Tuesday 15 August 2006
If you're going to be evil, do it with style. Overlord sees you enter stage left as an evil sorcerer who's just got himself a big castle in a Tolkienesque fantasy land. What's even better news is that your new acquisition has an added perk: an indigenous species of goblin who decide that you're their Overlord.

You're not, of course; you're an evil idiot. The actual Overlord is long-dead, probably by your own hand. You're a false messiah, like a TV evangelist, or Kevin Keegan. But you won't care, because, as stated, you're incredibly evil, and these minions are all the better for evil pursuits such as house-lootery and face-stab-a-rama.
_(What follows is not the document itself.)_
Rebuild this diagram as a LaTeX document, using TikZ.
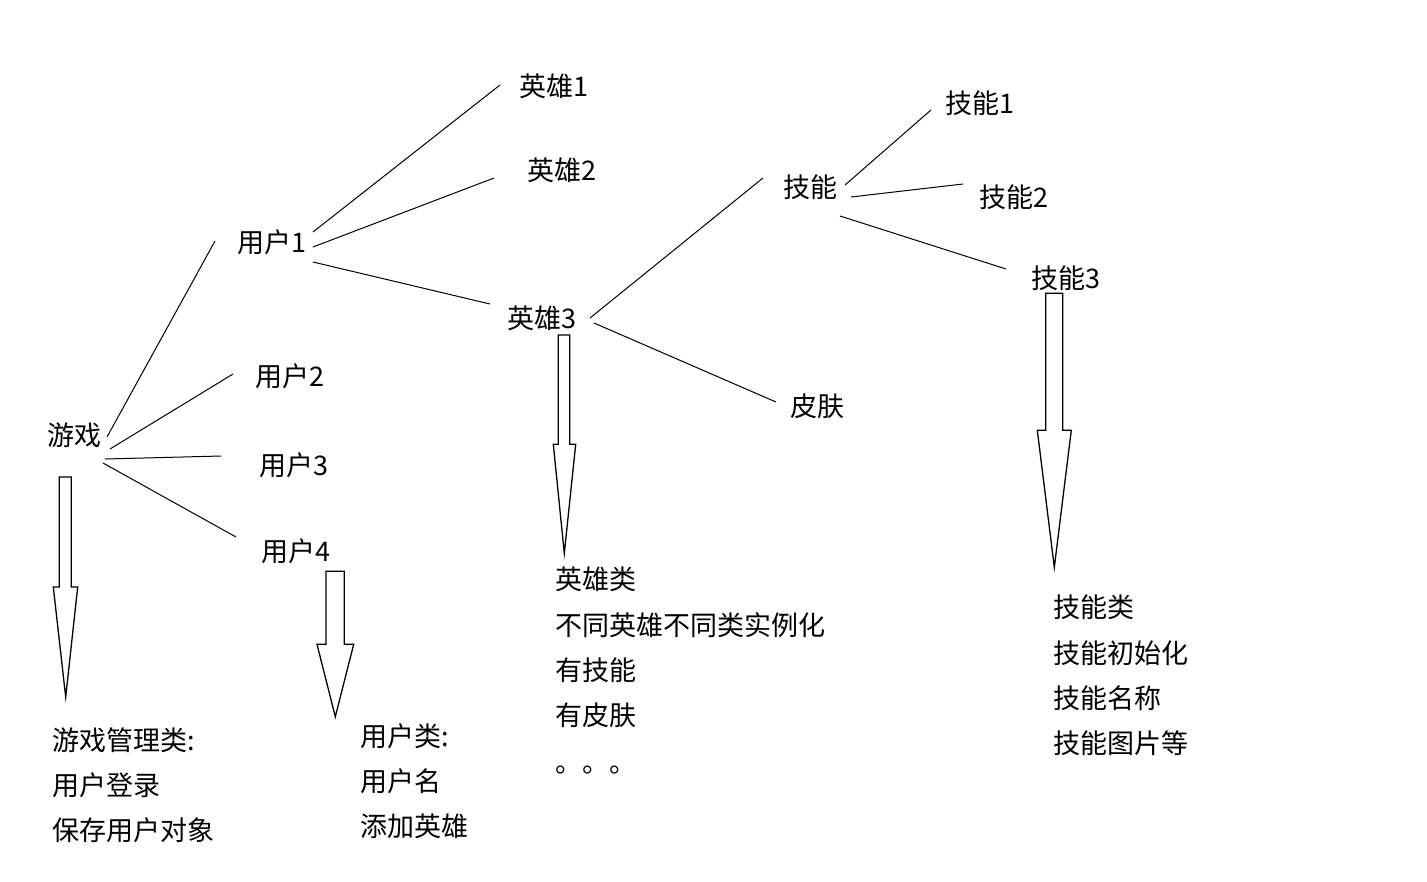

Above: The colour of the minions reflects their abilities - honing their skills is the key to maximising carnage

And so begins your quest. The aim is to use your minions to wreak havoc and overthrow the land's dysfunctional government, consisting of a coalition of seven heroes who have fallen for the temptations of corruption and greed. This you'll achieve by running around pillaging and plundering like a good 'un.

The control set-up is similar in execution to GameCube's excellent Pikmin series. You control the as-yet unnamed sorcerer with the left analogue stick, and the minions are mapped to the right, with a command list available to maximise your minions' efficiency in terrorising the slaw-jawed locals.